One solution to this problem would be to arrange a catalyzer having an oxidizing activity on the decomposition products of the urea between the end position and the engine block, where these highly corrosive compounds would be destroyed in case of a return flow.
However, an additional catalyzer would exacerbate the problem of space which already exists due to the number of catalyzers that are used, the reductant injection system and the particle separators, because there is often insufficient installation space available particularly in internal combustion engines installed in vehicles.

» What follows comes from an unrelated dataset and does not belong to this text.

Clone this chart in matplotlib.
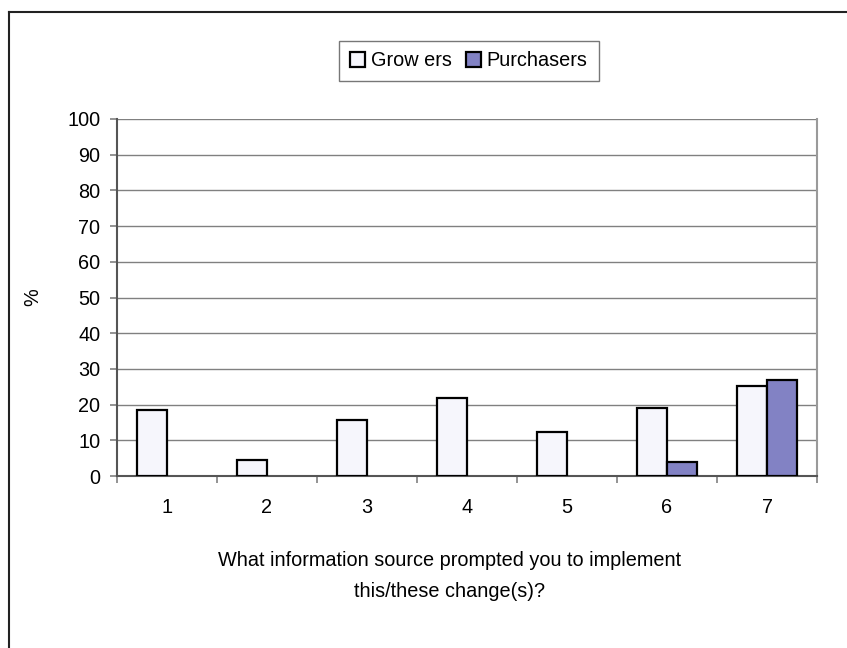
import matplotlib
matplotlib.use('Agg')
import matplotlib.pyplot as plt
from matplotlib.lines import Line2D
from matplotlib.patches import Patch
import numpy as np

plt.rcParams['font.family'] = ['Liberation Sans', 'DejaVu Sans']

# Survey answers (% of respondents)
categories = ['1', '2', '3', '4', '5', '6', '7']
growers = [18.5, 4.5, 15.7, 21.9, 12.4, 19.1, 25.3]
purchasers = [0, 0, 0, 0, 0, 4.0, 26.9]
y_ticks = [0, 10, 20, 30, 40, 50, 60, 70, 80, 90, 100]

GROWER_FILL = '#f6f6fc'
PURCH_FILL = '#8282c4'
GRID = '#808080'
FS = 14.3

fig = plt.figure(figsize=(8.47, 6.48), dpi=100)
ax = fig.add_axes([117 / 847, 1 - 476 / 648, 700 / 847, 357 / 648])

x = np.arange(len(categories))
w = 0.3
ax.bar(x - w / 2, growers, width=w, color=GROWER_FILL, edgecolor='black',
       linewidth=1.6, zorder=3, label='Grow ers')
ax.bar(x + w / 2, purchasers, width=w, color=PURCH_FILL, edgecolor='black',
       linewidth=1.6, zorder=3, label='Purchasers')
# hide the zero-height purchaser outlines
for p, v in zip(ax.patches[len(categories):], purchasers):
    if v == 0:
        p.set_visible(False)

ax.set_xlim(-0.5, len(categories) - 0.5)
ax.set_ylim(0, 100)
ax.set_yticks(y_ticks)
ax.set_yticklabels([str(t) for t in y_ticks], fontsize=FS)
ax.yaxis.grid(True, color=GRID, linewidth=1, zorder=0)
ax.set_axisbelow(True)

# category labels centred, tick marks on the boundaries
ax.set_xticks(x)
ax.set_xticklabels(categories, fontsize=FS)
ax.tick_params(axis='x', which='major', length=0, pad=16)
ax.set_xticks(np.arange(-0.5, len(categories)), minor=True)
ax.tick_params(axis='x', which='minor', length=5, color=GRID, width=1.2)
ax.tick_params(axis='y', length=5, color=GRID, width=1.2, pad=7)

for side in ['left', 'bottom']:
    ax.spines[side].set_color('#555555')
    ax.spines[side].set_linewidth(1.5)
ax.spines['right'].set_color('#9a9a9a')
ax.spines['right'].set_linewidth(1.5)
ax.spines['top'].set_visible(False)

fig.text(33 / 847, 1 - 297 / 648, '%', rotation=90, ha='center', va='center',
         fontsize=FS)
fig.text(450 / 847, 1 - 576 / 648,
         'What information source prompted you to implement\nthis/these change(s)?',
         ha='center', va='center', fontsize=FS, linespacing=1.85)

handles = [Patch(facecolor=GROWER_FILL, edgecolor='black', linewidth=1.6, label='Grow ers'),
           Patch(facecolor=PURCH_FILL, edgecolor='black', linewidth=1.6, label='Purchasers')]
leg = fig.legend(handles=handles, loc='center', bbox_to_anchor=(469 / 847, 1 - 61 / 648),
                 ncol=2, fontsize=FS, frameon=True, fancybox=False,
                 edgecolor='#555555', handlelength=0.75, handleheight=0.75,
                 handletextpad=0.3, columnspacing=0.7, borderpad=0.55)
leg.get_frame().set_linewidth(1.0)

# outer chart border (runs off the right and bottom edges)
fig.add_artist(Line2D([8.5 / 847, 1.01], [1 - 12 / 648] * 2, color='#222222', linewidth=1.5))
fig.add_artist(Line2D([8.5 / 847] * 2, [-0.01, 1 - 12 / 648], color='#222222', linewidth=1.5))

fig.savefig('out.png', dpi=100, facecolor='white')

In connection with the exhaust gas train in internal combustion engines, that is, the part which also holds the catalyzers, it is known from U.S. Pat. No. 6,610,506 to install compensators. These are flexible structural component parts which compensate for the mechanical vibrations of the engine and for the thermal expansions of the exhaust gas train. They are integrated in the exhaust gas train and, therefore, exhaust gas flows through them.